A Trading Strategy For Big Announcements
Traders love volatility – this is no secret. The number one thing that is going to help a trader make lots of money is volatility in the markets, and this is a lot of what initially attracted so many people to trading cryptocurrency. There was high profit potential without the need to leverage up.
And one thing that tends to put even more of an emphasis on the swings in the markets are large announcements. These tend to cause dramatic increases or decreases in the value of a cryptocurrency, and then temper out over time.
Coinbase Has the Pull
There are few things that will cause a massive swing in the prices of cryptocurrencies. You could have a country like Japan ruling favorably in terms of cryptocurrency regulation, or you could have South Korea cracking down on exchanges. These would both have a strong effect on the overall sentiment towards the sector. Additionally, if there was a major breach on an exchange or with a cryptocurrency protocol, that would have a massive affect too.
But on a micro-level (with a focus on certain cryptocurrencies), one of the highest causes of volatility is an announcement from Coinbase. As the largest and most reputable exchange, when they make an announcement regarding what coins they intend to list, there is usually a massive run-up in price. Following that, there tends to be a retracement back to the previous levels.
Recently, Coinbase announced it was considering adding Cardano, Basic Attention Token, Stellar Lumens, Zcash, and 0x to their exchange. This would be a significant expansion to their offerings, and it isn’t clear what the timeline is or how certain they are of moving forward with this, but it did cause quite the ruckus in the markets.
Similarities to the Equity Market
These swings are similar to a phenomenon that occurs in the equity markets. Usually with binary outcomes, there are similar spikes in volatility followed by a regression to the mean. This may occur when companies announce their quarterly earnings, as they can either outperform or underperform the predictions, but it bears the most similarities to announcements in the healthcare industry.
One of the most binary outcomes that can be announced is whether a drug has received FDA approval or not. The markets tend to show that when an announcement is made, there is a massive spike or drop in the price (depending on the result) and then the price moves back to its original levels in a short period of time. How similar does this sound to Coinbase announcements?
Two things are happening here. First, you have a perceived increase of the risk of an investment, and then the volatility dissipates as investors realize that the fundamentals of the stock (or cryptocurrency) have stayed the same.
How to Trade More Intelligently
When Coinbase makes an announcement such as this, there is no actual appreciation in volatility. There are just deeper liquidity pools. This can be a large positive for a company, since there are more people with access to the coin, but often investors think they are getting quick returns and then find out there isn’t demand behind the trade.
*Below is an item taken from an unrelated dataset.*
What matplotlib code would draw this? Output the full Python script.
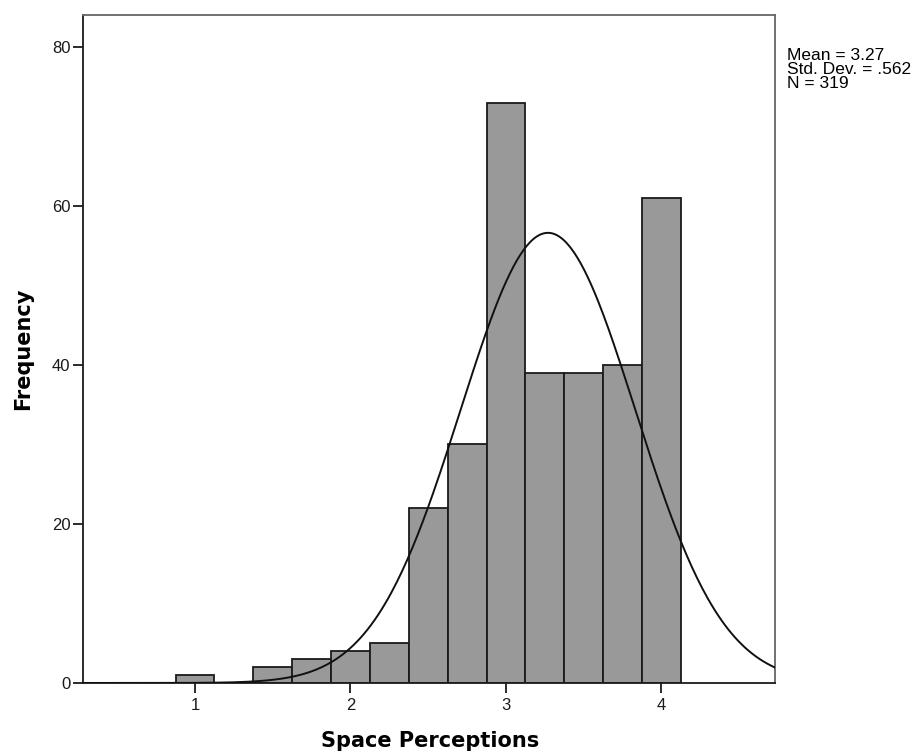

None of this is to negate the fact that there is higher liquidity and this is a positive signal for the cryptocurrency, but the end effect on the price is somewhere in the middle of the first reaction and the retracement.
So knowing that the general tendency is for an overreaction that moves back towards the norm, the best thing to do might be to buy the dip. If a cryptocurrency receives positive indications from Coinbase, wait until it retraces back to earlier levels, buy the dip, and you should be setting yourself up for long-term profits.
Avoid Trading Based on “FOMO”
The crypto-world works very different from the equities world in that there are a large amount of retail-level investors who have massive pull because of their blogs and the high value placed on their opinions. This means that sentiments such as fear of missing out (FOMO) play a large part in the markets (many credit the December 2017 run-up in prices to FOMO), and should be factored into your analysis. Any buy you make should be with the long-term in mind, and it helps to understand trading trends such as the one outlined above.